Utah's 29 counties were examined for each energy industry "power" generator that may exist, such as fossil fuel, biomass or solar resources, with economic impact detailed for the variety of sources.
Earlier at the summit, Herbert said the state's robust energy development is a driving factor for the state's fiscal health, helping it earn the No. 1 spot in the country for job creation.
"If we have a healthy economy, virtually everything else falls into place," he said.
For the first time at the summit, the event was host to an international panel featuring participants from Canada and Mexico, and Herbert was joined on a national panel discussion by Colorado Gov. John Hickenlooper, a Democrat with whom he shares some common ground on issues such as sage grouse and President Barack Obama's proposed Clean Power plan.
"Energy development really ought not to be a partisan issue," Herbert said. "The focus should be on having a good economy … and it has to be at least in part focused on energy."
Both men said the country's energy economy needs to figure in the 2016 presidential race, with Hebert stressing that the problem with Obama and his administration is lack of business experience.
The country needs leaders who have run an "enterprise" and have real-world experience, he added.
"If you've never had a root canal, I wouldn't want you to do mine," Herbert said.
The summit drew more than 1,400 participants and had 85 vendors on site, including exhibits of all-electric motorcycles with a 185-mile city range and other alternative fuel vehicle options.

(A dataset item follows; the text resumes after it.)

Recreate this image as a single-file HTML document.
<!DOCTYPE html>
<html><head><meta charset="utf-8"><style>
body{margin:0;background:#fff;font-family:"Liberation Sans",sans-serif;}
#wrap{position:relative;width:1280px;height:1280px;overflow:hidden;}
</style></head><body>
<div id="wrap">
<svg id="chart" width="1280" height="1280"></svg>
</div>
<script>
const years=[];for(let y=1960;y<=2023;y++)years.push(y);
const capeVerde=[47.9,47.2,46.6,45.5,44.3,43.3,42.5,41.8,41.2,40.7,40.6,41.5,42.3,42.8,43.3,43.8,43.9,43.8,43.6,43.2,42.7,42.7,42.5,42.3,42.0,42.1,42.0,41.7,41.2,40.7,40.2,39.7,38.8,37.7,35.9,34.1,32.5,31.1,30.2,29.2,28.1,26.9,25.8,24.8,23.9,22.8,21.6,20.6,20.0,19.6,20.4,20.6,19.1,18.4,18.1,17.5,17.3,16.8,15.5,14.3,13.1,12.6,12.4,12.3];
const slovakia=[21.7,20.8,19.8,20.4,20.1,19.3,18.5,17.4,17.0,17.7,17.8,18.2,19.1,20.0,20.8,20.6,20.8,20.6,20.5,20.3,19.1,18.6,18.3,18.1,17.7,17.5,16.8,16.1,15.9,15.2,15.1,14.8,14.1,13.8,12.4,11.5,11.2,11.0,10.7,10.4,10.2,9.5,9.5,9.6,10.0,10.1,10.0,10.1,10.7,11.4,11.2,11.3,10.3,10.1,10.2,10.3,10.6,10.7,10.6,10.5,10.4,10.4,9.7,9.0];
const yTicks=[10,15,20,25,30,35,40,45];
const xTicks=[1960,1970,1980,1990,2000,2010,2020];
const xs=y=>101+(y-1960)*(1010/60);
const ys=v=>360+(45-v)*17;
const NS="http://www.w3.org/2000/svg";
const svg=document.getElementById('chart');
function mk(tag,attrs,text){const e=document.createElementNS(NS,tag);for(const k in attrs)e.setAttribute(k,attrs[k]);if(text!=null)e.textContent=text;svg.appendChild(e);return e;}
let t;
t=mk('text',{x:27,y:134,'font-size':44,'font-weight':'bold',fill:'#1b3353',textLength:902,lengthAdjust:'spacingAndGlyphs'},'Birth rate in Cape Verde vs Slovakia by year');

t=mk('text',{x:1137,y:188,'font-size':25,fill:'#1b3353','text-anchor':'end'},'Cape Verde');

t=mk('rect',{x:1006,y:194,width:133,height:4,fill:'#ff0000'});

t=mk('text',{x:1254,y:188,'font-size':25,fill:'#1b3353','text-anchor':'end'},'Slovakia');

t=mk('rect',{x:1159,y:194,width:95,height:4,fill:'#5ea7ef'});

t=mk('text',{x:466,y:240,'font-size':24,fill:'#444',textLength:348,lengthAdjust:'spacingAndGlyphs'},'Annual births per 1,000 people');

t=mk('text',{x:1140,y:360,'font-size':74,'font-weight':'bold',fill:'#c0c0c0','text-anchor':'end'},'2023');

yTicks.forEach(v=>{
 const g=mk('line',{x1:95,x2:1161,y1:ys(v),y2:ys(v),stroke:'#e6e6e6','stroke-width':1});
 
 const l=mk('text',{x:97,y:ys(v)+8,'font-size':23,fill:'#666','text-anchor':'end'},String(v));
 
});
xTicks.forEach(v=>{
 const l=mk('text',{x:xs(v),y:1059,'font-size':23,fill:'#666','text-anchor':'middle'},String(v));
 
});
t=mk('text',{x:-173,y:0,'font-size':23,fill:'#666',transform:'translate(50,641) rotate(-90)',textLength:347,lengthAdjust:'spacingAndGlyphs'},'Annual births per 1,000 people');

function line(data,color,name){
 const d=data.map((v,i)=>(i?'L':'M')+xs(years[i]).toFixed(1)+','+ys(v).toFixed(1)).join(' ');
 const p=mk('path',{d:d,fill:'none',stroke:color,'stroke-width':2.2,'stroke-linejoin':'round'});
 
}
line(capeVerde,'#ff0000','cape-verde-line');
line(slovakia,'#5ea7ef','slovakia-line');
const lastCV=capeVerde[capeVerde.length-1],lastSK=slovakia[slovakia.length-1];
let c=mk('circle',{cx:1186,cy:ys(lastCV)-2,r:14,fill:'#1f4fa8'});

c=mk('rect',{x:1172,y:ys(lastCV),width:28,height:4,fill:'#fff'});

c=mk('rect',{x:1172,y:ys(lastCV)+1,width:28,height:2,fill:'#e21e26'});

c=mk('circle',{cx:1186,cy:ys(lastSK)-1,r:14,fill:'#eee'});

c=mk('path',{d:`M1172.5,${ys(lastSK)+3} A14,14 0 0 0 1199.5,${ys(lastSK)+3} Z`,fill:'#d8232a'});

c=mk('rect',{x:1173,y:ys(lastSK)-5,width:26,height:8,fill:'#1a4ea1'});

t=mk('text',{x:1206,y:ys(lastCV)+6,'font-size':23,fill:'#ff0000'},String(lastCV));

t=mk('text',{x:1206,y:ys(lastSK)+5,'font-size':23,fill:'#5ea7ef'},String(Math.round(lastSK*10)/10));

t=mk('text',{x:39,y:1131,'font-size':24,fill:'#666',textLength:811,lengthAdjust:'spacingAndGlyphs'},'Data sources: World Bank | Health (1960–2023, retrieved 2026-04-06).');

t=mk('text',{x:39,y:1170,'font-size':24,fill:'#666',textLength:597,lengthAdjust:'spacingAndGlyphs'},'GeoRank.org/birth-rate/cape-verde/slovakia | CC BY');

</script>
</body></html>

As in past years, multiple environmental groups staged protests outside the summit at the Salt Palace Convention Center, including men and women who dressed up as zombies and bemoaned the state's pursuit of "dirty" energy.
Clean air advocacy groups such as HEAL Utah and Utah Physicians for a Healthy Environment criticized the summit for its scant attention to renewable energy and the "narrow" conversations taking place inside the convention center.

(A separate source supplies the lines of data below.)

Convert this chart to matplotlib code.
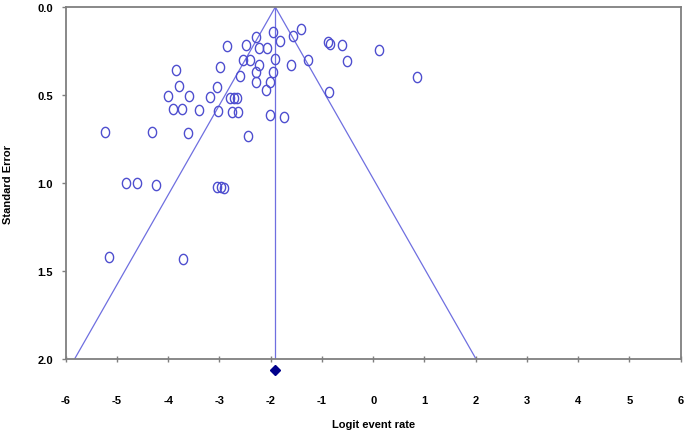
import matplotlib
matplotlib.use("Agg")
import matplotlib.pyplot as plt
import numpy as np
from matplotlib.path import Path

# Data
logit_rate = [-5.23, -4.83, -4.61, -4.24, -4.31, -3.85, -3.78, -4.01, -3.60, -3.91,
              -3.73, -3.61, -3.40, -3.19, -3.04, -3.02, -2.99, -2.85, -3.04, -2.97,
              -2.91, -2.80, -2.72, -2.65, -2.76, -2.64, -2.45, -2.59, -2.54, -2.40,
              -2.48, -2.28, -2.22, -2.07, -2.22, -2.28, -2.28, -2.09, -2.01, -1.96,
              -1.91, -1.96, -1.82, -2.01, -1.74, -1.60, -1.56, -1.40, -1.27, -0.87,
              -0.88, -0.84, -0.60, -0.51, 0.12, 0.85, -5.15, -3.72]
std_error = [0.708, 1.00, 1.00, 1.008, 0.708, 0.356, 0.45, 0.504, 0.504, 0.58,
             0.58, 0.716, 0.587, 0.51, 0.456, 0.59, 0.339, 0.22, 1.021, 1.021,
             1.027, 0.517, 0.517, 0.517, 0.595, 0.595, 0.735, 0.39, 0.30, 0.30,
             0.218, 0.172, 0.231, 0.231, 0.328, 0.371, 0.426, 0.47, 0.428, 0.371,
             0.295, 0.14, 0.195, 0.614, 0.623, 0.33, 0.163, 0.125, 0.30, 0.485,
             0.20, 0.21, 0.216, 0.305, 0.243, 0.398, 1.417, 1.43]
pooled_logit = -1.91
max_se = 2.0
x_ticks = [-6, -5, -4, -3, -2, -1, 0, 1, 2, 3, 4, 5, 6]
y_ticks = [0.0, 0.5, 1.0, 1.5, 2.0]

plt.rcParams['font.family'] = ['Liberation Sans', 'DejaVu Sans']

fig = plt.figure(figsize=(6.85, 4.31), dpi=100)
ax = fig.add_axes([0.0959, 0.164, 0.8978, 0.8174])

line_color = '#6f6fe0'
# funnel lines
ax.plot([pooled_logit - 1.96 * max_se, pooled_logit, pooled_logit + 1.96 * max_se],
        [max_se, 0, max_se], color=line_color, lw=0.9, zorder=2)
ax.plot([pooled_logit, pooled_logit], [0, max_se], color=line_color, lw=0.9, zorder=2)

# elliptical hollow marker
t = np.linspace(0, 2 * np.pi, 60)
ell = Path(np.column_stack([0.8 * np.cos(t), np.sin(t)]))
ax.plot(logit_rate, std_error, linestyle='none', marker=ell, markersize=7.4,
        markerfacecolor='none', markeredgecolor='#4f4fcf', markeredgewidth=1.0, zorder=3)

# pooled estimate diamond below axis
ax.plot([pooled_logit], [2.063], marker='D', markersize=5, color='#00008b',
        clip_on=False, zorder=4)

ax.set_xlim(-6, 6)
ax.set_ylim(2.0, 0.0)
ax.set_xticks(x_ticks)
ax.set_xticklabels([str(v) for v in x_ticks])
ax.set_yticks(y_ticks)
ax.set_yticklabels([f"{v:.1f}" for v in y_ticks])

for s in ax.spines.values():
    s.set_color('#7f7f7f')
    s.set_linewidth(1.3)

ax.tick_params(axis='x', direction='inout', length=4, width=1, color='#7f7f7f',
               pad=24, labelsize=8)
ax.tick_params(axis='y', direction='out', length=3, width=1, color='#7f7f7f',
               pad=6, labelsize=8)
for lab in ax.get_xticklabels() + ax.get_yticklabels():
    lab.set_fontweight('bold')

ax.set_xlabel('Logit event rate', fontsize=8, fontweight='bold', labelpad=10)
ax.set_ylabel('Standard Error', fontsize=8, fontweight='bold', labelpad=18)

fig.savefig('out.png', dpi=100)
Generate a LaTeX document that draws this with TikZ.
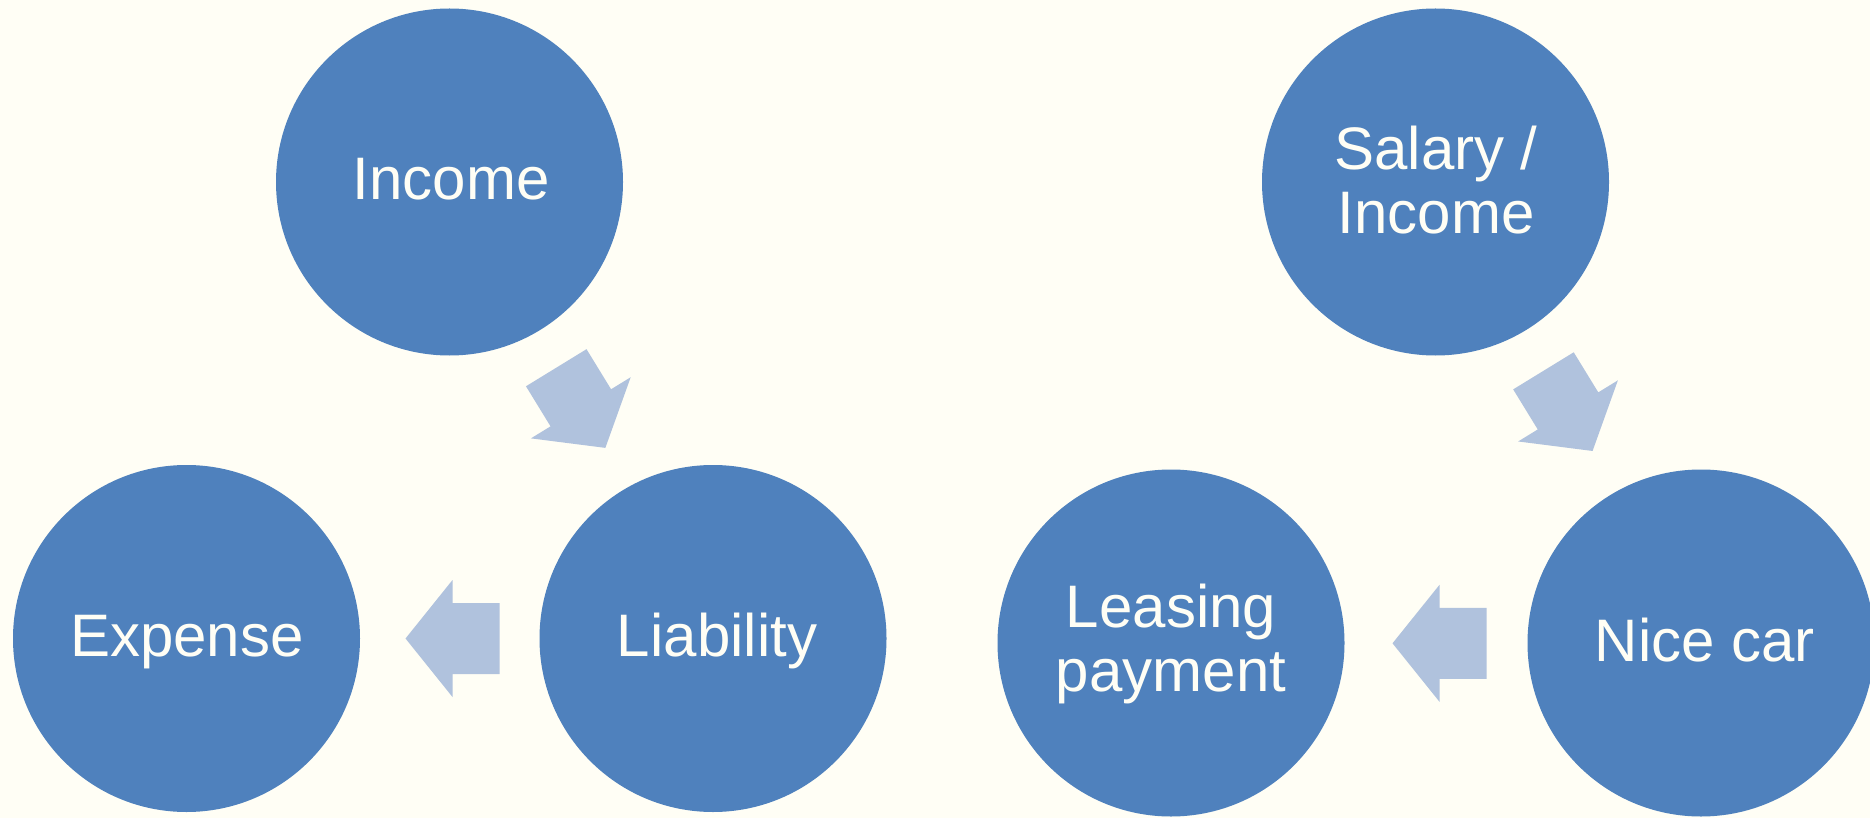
\documentclass[tikz,border=0pt]{standalone}
\usepackage{fontspec}
\setmainfont{Liberation Sans}
\definecolor{bgcol}{RGB}{255,254,245}
\definecolor{circcol}{RGB}{79,129,189}
\definecolor{arrcol}{RGB}{176,194,221}
\tikzset{
  circ/.style={circle, fill=circcol, draw=none, minimum size=347pt, inner sep=0pt},
  lbl/.style={text=bgcol, anchor=base, align=center, inner sep=0pt,
    font=\fontsize{60}{64}\selectfont},
  pics/blockarrow/.style={code={
    \fill[arrcol] (-47,-35.5) -- (0,-35.5) -- (0,-58.5) -- (47,0) -- (0,58.5)
      -- (0,35.5) -- (-47,35.5) -- cycle;}}
}
\begin{document}
\begin{tikzpicture}[x=1pt,y=-1pt]
\useasboundingbox (0,0) rectangle (1870,818);
\fill[bgcol] (0,0) rectangle (1870,818);
\clip (0,0) rectangle (1870,818);
% circles
\node[circ] (inc) at (449.5,182) {};
\node[circ] (exp) at (186.5,638.5) {};
\node[circ] (lia) at (713,638.5) {};
\node[circ] (sal) at (1435.5,182) {};
\node[circ] (lea) at (1171,643) {};
\node[circ] (car) at (1701,643) {};
% labels (base = baseline of the last line)
\node[lbl] (incT) at (451,200) {Income};
\node[lbl] (expT) at (187,656.5) {Expense};
\node[lbl] (liaT) at (717,656.5) {Liability};
\node[lbl] (salT) at (1436,233.5) {Salary /\\Income};
\node[lbl] (leaT) at (1171,691.5) {Leasing\\payment};
\node[lbl] (carT) at (1705,661) {Nice car};
% block arrows
\pic[shift={(580.8,407.8)}, rotate=-58.5] {blockarrow};
\pic[shift={(452.5,638.5)}, rotate=180] {blockarrow};
\pic[shift={(1568,410.9)}, rotate=-58.5] {blockarrow};
\pic[shift={(1439.5,643.3)}, rotate=180] {blockarrow};
\end{tikzpicture}
\end{document}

“In the wake of our driest and warmest winter ever, we need to move beyond a heedless rush to wring every ounce of fossil fuels out of Utah lands,” said HEAL Executive Director Matt Pacenza. “It’s disappointing that the summit has so little focus on the clean energy sources — renewables and efficiency — that must form the core of our future, low-carbon energy strategy.”

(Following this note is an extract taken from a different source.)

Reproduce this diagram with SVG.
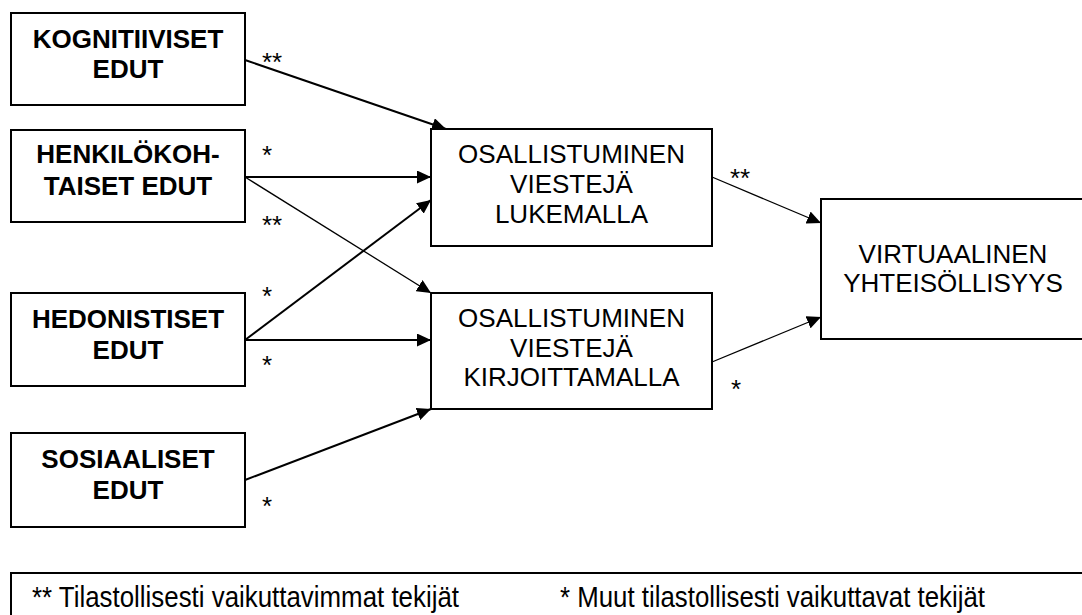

Herbert, in rebuttal, said everyone was invited to participate.
"But the reality is the bulk of our energy comes from carbon-based fuels and that is probably reflected by the percentages and participants at this conference," he said.
Herbert added that the pie chart of energy generation for the nation and Utah continues to have its largest chunk devoted to carbon-based fuels — which, along with nuclear energy, will provide the base load for energy for at least the next generation.
"We all want energy that is affordable, accessible and cleaner, and if there is a better way to do things, we will find it," he said. "That is the evolution of energy development."